Code that draws figures:

+ + +

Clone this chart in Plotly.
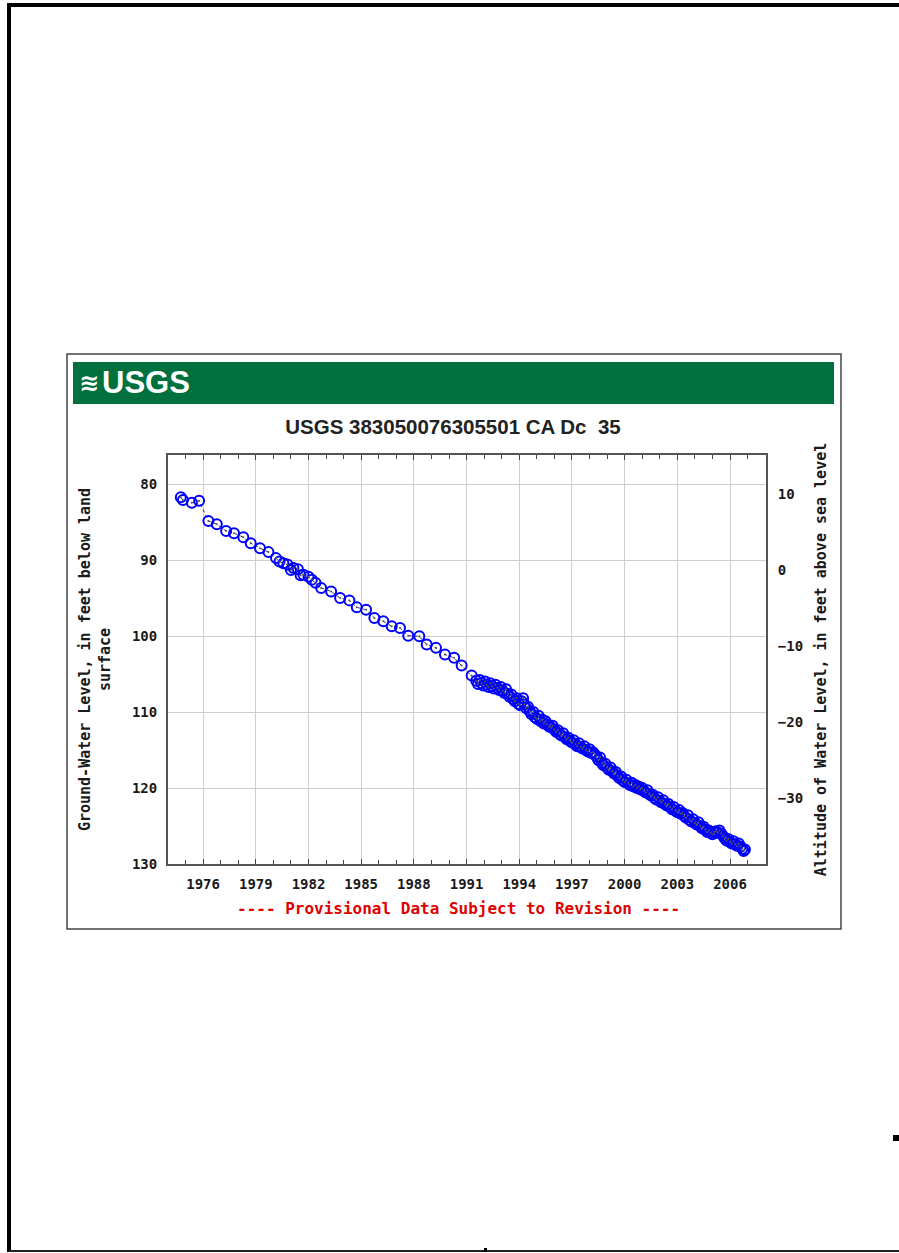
import plotly.graph_objects as go

# ---------------- data (decimal year, depth below land surface in ft) ----------------
years_early = [1974.73, 1974.85, 1975.36, 1975.77,
               1976.30, 1976.78, 1977.31, 1977.76, 1978.29, 1978.71, 1979.24, 1979.72,
               1980.15, 1980.35, 1980.57, 1980.80, 1981.00, 1981.14, 1981.40, 1981.55,
               1981.71, 1982.00, 1982.19, 1982.40, 1982.72, 1983.29, 1983.80, 1984.33,
               1984.75, 1985.28, 1985.75, 1986.26, 1986.74, 1987.21, 1987.68, 1988.31,
               1988.73, 1989.26, 1989.77, 1990.29, 1990.72, 1991.29]
depth_early = [81.75, 82.10, 82.45, 82.19,
               84.86, 85.29, 86.17, 86.47, 87.00, 87.78, 88.44, 88.96,
               89.75, 90.20, 90.41, 90.60, 91.30, 91.06, 91.20, 92.00,
               91.94, 92.20, 92.60, 93.00, 93.69, 94.13, 95.00, 95.31,
               96.23, 96.54, 97.62, 98.07, 98.73, 98.94, 99.95, 100.04,
               101.13, 101.56, 102.44, 102.87, 103.88, 105.20]

years_late = [1991.55, 1991.65, 1991.75, 1991.85, 1991.95, 1992.05, 1992.15, 1992.25, 1992.35,
              1992.45, 1992.55, 1992.65, 1992.75, 1992.85, 1992.95, 1993.05, 1993.15, 1993.25,
              1993.35, 1993.45, 1993.55, 1993.65, 1993.75, 1993.85, 1993.95, 1994.05, 1994.15,
              1994.22, 1994.30, 1994.40, 1994.50, 1994.60, 1994.70, 1994.80, 1994.90, 1995.00,
              1995.10, 1995.20, 1995.30, 1995.40, 1995.50, 1995.60, 1995.70, 1995.80, 1995.90,
              1996.00, 1996.10, 1996.20, 1996.30, 1996.40, 1996.50, 1996.60, 1996.70, 1996.80,
              1996.90, 1997.00, 1997.10, 1997.20, 1997.30, 1997.40, 1997.50, 1997.60, 1997.70,
              1997.80, 1997.90, 1998.00, 1998.10, 1998.20, 1998.30, 1998.40, 1998.50, 1998.60,
              1998.70, 1998.80, 1998.90, 1999.00, 1999.10, 1999.20, 1999.30, 1999.40, 1999.50,
              1999.60, 1999.70, 1999.80, 1999.90, 2000.00, 2000.10, 2000.20, 2000.30, 2000.40,
              2000.50, 2000.60, 2000.70, 2000.80, 2000.90, 2001.00, 2001.10, 2001.20, 2001.30,
              2001.40, 2001.50, 2001.60, 2001.70, 2001.80, 2001.90, 2002.00, 2002.10, 2002.20,
              2002.30, 2002.40, 2002.50, 2002.60, 2002.70, 2002.80, 2002.90, 2003.00, 2003.10,
              2003.20, 2003.30, 2003.40, 2003.50, 2003.60, 2003.70, 2003.80, 2003.90, 2004.00,
              2004.10, 2004.20, 2004.30, 2004.40, 2004.50, 2004.60, 2004.70, 2004.80, 2004.90,
              2005.00, 2005.10, 2005.20, 2005.30, 2005.40, 2005.50, 2005.60, 2005.70, 2005.80,
              2005.90, 2006.00, 2006.10, 2006.20, 2006.30, 2006.40, 2006.50, 2006.60, 2006.70,
              2006.78, 2006.85]
depth_late = [105.9, 106.3, 105.8, 106.2, 106.5, 106.0, 106.4, 106.7, 106.2,
              106.6, 106.9, 106.4, 106.8, 107.1, 106.7, 107.2, 107.5, 107.0,
              107.6, 108.0, 107.7, 108.3, 108.6, 108.2, 108.9, 109.1, 108.6,
              108.2, 109.0, 109.5, 109.3, 109.9, 110.3, 110.0, 110.7, 110.9,
              110.5, 111.2, 111.0, 111.5, 111.2, 111.6, 111.9, 112.0, 111.8,
              112.3, 112.6, 112.4, 112.9, 113.1, 112.8, 113.3, 113.6, 113.4,
              113.8, 114.0, 113.7, 114.2, 114.5, 114.1, 114.6, 114.8, 114.5,
              115.0, 115.2, 114.9, 115.4, 115.3, 115.6, 115.9, 116.3, 116.0,
              116.7, 117.0, 116.8, 117.3, 117.6, 117.3, 117.8, 118.1, 117.9,
              118.4, 118.7, 118.5, 119.0, 119.2, 118.9, 119.4, 119.6, 119.3,
              119.8, 119.6, 120.0, 119.8, 120.2, 120.0, 120.4, 120.6, 120.3,
              120.8, 121.0, 120.9, 121.3, 121.5, 121.2, 121.7, 121.9, 121.6,
              122.1, 122.3, 122.1, 122.5, 122.8, 122.5, 123.0, 123.2, 122.9,
              123.4, 123.3, 123.7, 123.9, 123.6, 124.2, 124.4, 124.1, 124.6,
              124.8, 124.5, 125.0, 125.3, 125.1, 125.5, 125.8, 125.6, 125.9,
              126.1, 125.8, 125.7, 125.9, 125.6, 126.0, 126.3, 126.6, 126.9,
              126.7, 127.1, 127.3, 127.0, 127.4, 127.6, 127.3, 127.7, 128.0,
              128.3, 128.1]

years = years_early + years_late
depths = depth_early + depth_late

land_surface_altitude = 91.3  # ft above sea level
x_ticks = [1976, 1979, 1982, 1985, 1988, 1991, 1994, 1997, 2000, 2003, 2006]
y_ticks = [80, 90, 100, 110, 120, 130]
y2_ticks = [10, 0, -10, -20, -30]
depth_range = [130, 76.18]
year_range = [1974.0, 2008.05]

# ---------------- layout helpers ----------------
W, H = 899, 1253


def px(x):
    return x / W


def py(y):
    return 1 - y / H


MONO = "DejaVu Sans Mono"
SANS = "Liberation Sans, Arial"
BLUE = "#0000ff"
GREEN = "#00703f"

fig = go.Figure()

# connecting dotted line + open circles
fig.add_trace(go.Scatter(
    x=years, y=depths, mode="lines+markers",
    line=dict(color="#333333", width=1, dash="dot"),
    marker=dict(symbol="circle-open", size=10, color=BLUE, line=dict(width=2, color=BLUE)),
    showlegend=False, hoverinfo="x+y",
))
# small center dots of the measurements
fig.add_trace(go.Scatter(
    x=years, y=depths, mode="markers",
    marker=dict(symbol="circle", size=2, color="#555555"),
    showlegend=False, hoverinfo="skip",
))
# invisible trace to activate the right axis
fig.add_trace(go.Scatter(
    x=[years[0]], y=[land_surface_altitude - depths[0]], yaxis="y2", mode="markers",
    marker=dict(opacity=0), showlegend=False, hoverinfo="skip",
))

tickfont = dict(family=MONO, size=14, color="#1a1a1a", weight="bold")
titlefont = dict(family=MONO, size=15, color="#1a1a1a", weight="bold")

fig.update_layout(
    width=W, height=H,
    margin=dict(l=0, r=0, t=0, b=0),
    paper_bgcolor="white", plot_bgcolor="white",
    title=dict(text="USGS 383050076305501 CA Dc  35", x=px(453), xanchor="center",
               y=py(427), yanchor="middle", xref="paper", yref="paper",
               font=dict(family=SANS, size=20.5, color="#222222", weight="bold")),
    xaxis=dict(
        domain=[px(168), px(766)], range=year_range,
        tickmode="array", tickvals=x_ticks, ticktext=[str(v) for v in x_ticks],
        tickfont=tickfont, ticks="inside", ticklen=5, tickcolor="#444",
        ticklabelstandoff=6,
        minor=dict(dtick=1, tick0=1974, ticks="inside", ticklen=4, tickcolor="#444", showgrid=False),
        showgrid=True, gridcolor="#cfcfcf", gridwidth=1.3,
        showline=True, linecolor="#555555", linewidth=2, mirror="ticks",
        zeroline=False, automargin=False,
    ),
    yaxis=dict(
        domain=[py(864), py(455)], range=depth_range,
        tickmode="array", tickvals=y_ticks, tickfont=tickfont, ticks="",
        ticklabelstandoff=6,
        showgrid=True, gridcolor="#cfcfcf", gridwidth=1.3,
        showline=True, linecolor="#555555", linewidth=2, mirror=True,
        zeroline=False, automargin=False,
        title=dict(text="Ground-Water Level, in feet below land<br>surface",
                   font=titlefont, standoff=18),
    ),
    yaxis2=dict(
        overlaying="y", side="right", anchor="x",
        range=[land_surface_altitude - depth_range[0], land_surface_altitude - depth_range[1]],
        tickmode="array", tickvals=y2_ticks, tickfont=tickfont, ticks="",
        ticklabelstandoff=7,
        showgrid=False, showline=True, linecolor="#555555", linewidth=2,
        zeroline=False, automargin=False,
        title=dict(text="Altitude of Water Level, in feet above sea level",
                   font=titlefont, standoff=13),
    ),
)

shapes = [
    # page border (left, top, bottom)
    dict(type="rect", xref="paper", yref="paper", x0=px(7), x1=px(11), y0=py(1252), y1=py(3),
         fillcolor="black", line=dict(width=0)),
    dict(type="rect", xref="paper", yref="paper", x0=px(7), x1=px(899), y0=py(7), y1=py(3),
         fillcolor="black", line=dict(width=0)),
    dict(type="rect", xref="paper", yref="paper", x0=px(9), x1=px(899), y0=py(1252), y1=py(1250),
         fillcolor="#222222", line=dict(width=0)),
    dict(type="rect", xref="paper", yref="paper", x0=px(893), x1=px(899), y0=py(1141), y1=py(1135),
         fillcolor="black", line=dict(width=0)),
    dict(type="rect", xref="paper", yref="paper", x0=px(484), x1=px(487), y0=py(1252), y1=py(1248),
         fillcolor="black", line=dict(width=0)),
    # chart frame
    dict(type="rect", xref="paper", yref="paper", x0=px(67), x1=px(841), y0=py(929), y1=py(354),
         line=dict(color="#444444", width=1.5), fillcolor="rgba(0,0,0,0)", layer="below"),
    # green banner
    dict(type="rect", xref="paper", yref="paper", x0=px(73), x1=px(834), y0=py(404), y1=py(362),
         fillcolor=GREEN, line=dict(width=0), layer="below"),
]
fig.update_layout(shapes=shapes)

fig.add_annotation(xref="paper", yref="paper", x=px(77), y=py(383), xanchor="left", yanchor="middle",
                   text="≋", showarrow=False,
                   font=dict(family="DejaVu Sans", size=24, color="white", weight="bold"))
fig.add_annotation(xref="paper", yref="paper", x=px(100), y=py(382), xanchor="left", yanchor="middle",
                   text="USGS", showarrow=False,
                   font=dict(family=SANS, size=31, color="white", weight="bold"))
fig.add_annotation(xref="paper", yref="paper", x=px(458), y=py(908), xanchor="center", yanchor="middle",
                   text="---- Provisional Data Subject to Revision ----", showarrow=False,
                   font=dict(family=MONO, size=16, color="#e00000", weight="bold"))

fig.write_html("out.html", config={"displayModeBar": False},
               post_script="document.body.style.margin='0';document.body.style.overflow='hidden';")
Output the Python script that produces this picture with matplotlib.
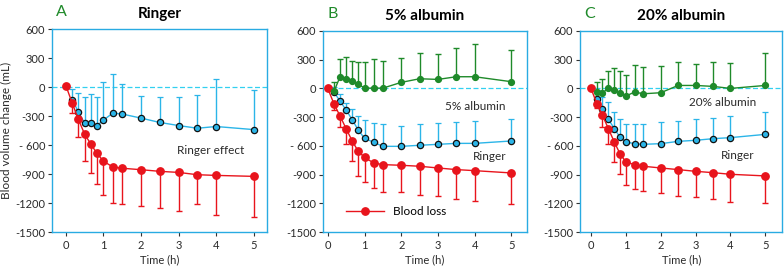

+ + +

» What is needed
Find every line containing the word "this", then give the total and nothing more.

» Exercise solution
2